The game also intends to be a music composition tool, too. Playing the game inherently starts rhythm and sound elements that work together to create electronic tunes, and its creators hope players can use it to make their own music. Mak's joined on the title by friend Shaw-Han Liem, of musical project I Am Robot And Proud. The two met at one of Liem's shows, mutually enjoyed one another's work, and decided to collaborate ("It was like, 'hey, let's do some stuff,'" Mak describes).

"We started off working on music visualizers for [Liem's] shows," says Mak. "And then we started working on different game ideas, and we'd gone through like nine prototypes." Sound Shapes was either the ninth or tenth of these, and when the pair showed it to Sony, the platform-holder thought the concept would be ideal for its then-secret Vita platform.

"We were just developing it on PC, expecting a PSN thing," Mak says. "So when we got a hold of [Vita], it was like... this actually makes the game way better, because you can use the touch screen to do the editing and stuff. It made it feel more tactile, like it was a musical instrument."

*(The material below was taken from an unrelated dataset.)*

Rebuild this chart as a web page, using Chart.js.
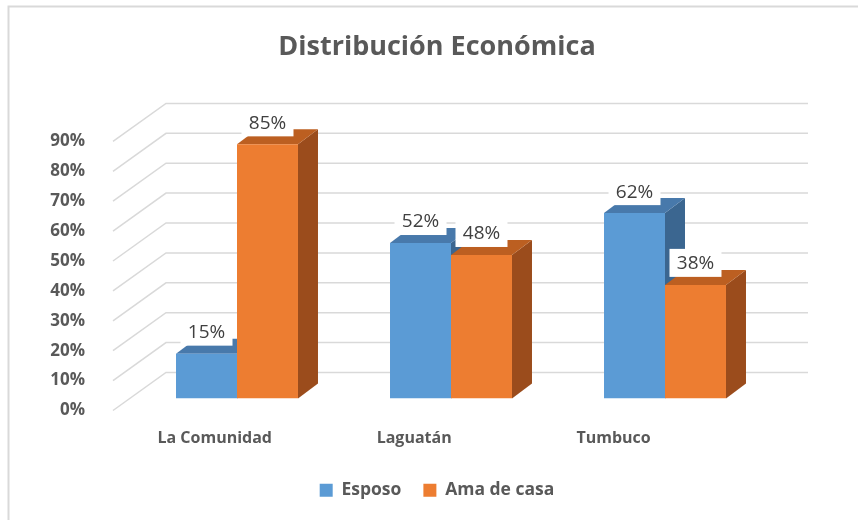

"There were a lot of games, Everyday Shooter included, that were musical games, but they just sort of play musical sounds, so you can't really compose music with it," Mak says. "What Shaw-Han is trying to do is make something you can really compose music with -- like, you can actually write a song in [Sound Shapes]."

"Then there are a lot of musical games where you can make music, but it's sort of like the gameplay isn't really there; it feels tacked-on, so we wanted to make sure that both those things are as tight as they can be," Mak adds. "You can play it like a hardcore platformer if you want, or you can play it like a musical instrument, or you can do both."

Says Liem: "All of the music you're going to hear is music that I wrote, but it's written in the game; it's not scored like a traditional video game. All the music that you hear is actually written with the game tool, the same way the player would."

It's Liem's first game project, and trying to make the sound objects coordinate and sound good within the context of game design was a major challenge, he admits. "This is definitely one of the toughest design things I've been involved with," says Liem. So closely are the game design and the sound elements tied that it added an additional layer of challenge in terms of making all the moving parts coordinate and work well together.

"It was a pretty insane project to work on," says Mak. Although at the start it was just him and Lien working on prototypes, once they signed the deal with Sony to do the game for Vita, more developers from their region joined to help out. "We went up to four people; now we're on 10 or something, if you include all the help we're getting," says Mak.

When asked about working with Vita, Mak has some personal thoughts: "Here's the thing," he says. "With PS3, I don't think I was using the tool correctly. They gave me a bunch of stuff to use that makes life a lot easier, and I just didn't use it. It seems like they're working really hard to make Vita a developer-friendly unit, and basically the tools are integrated a bit better, from what I can tell."

Although Mak caveats that he hasn't had much experience with PSP dev kits, he suggests the Vita seems "pretty easy to develop for, comparatively."

"I love the screen," he adds. "I would love to see Everyday Shooter on this, with all the colors... [Vita is] just this Swiss Army knife of stuff."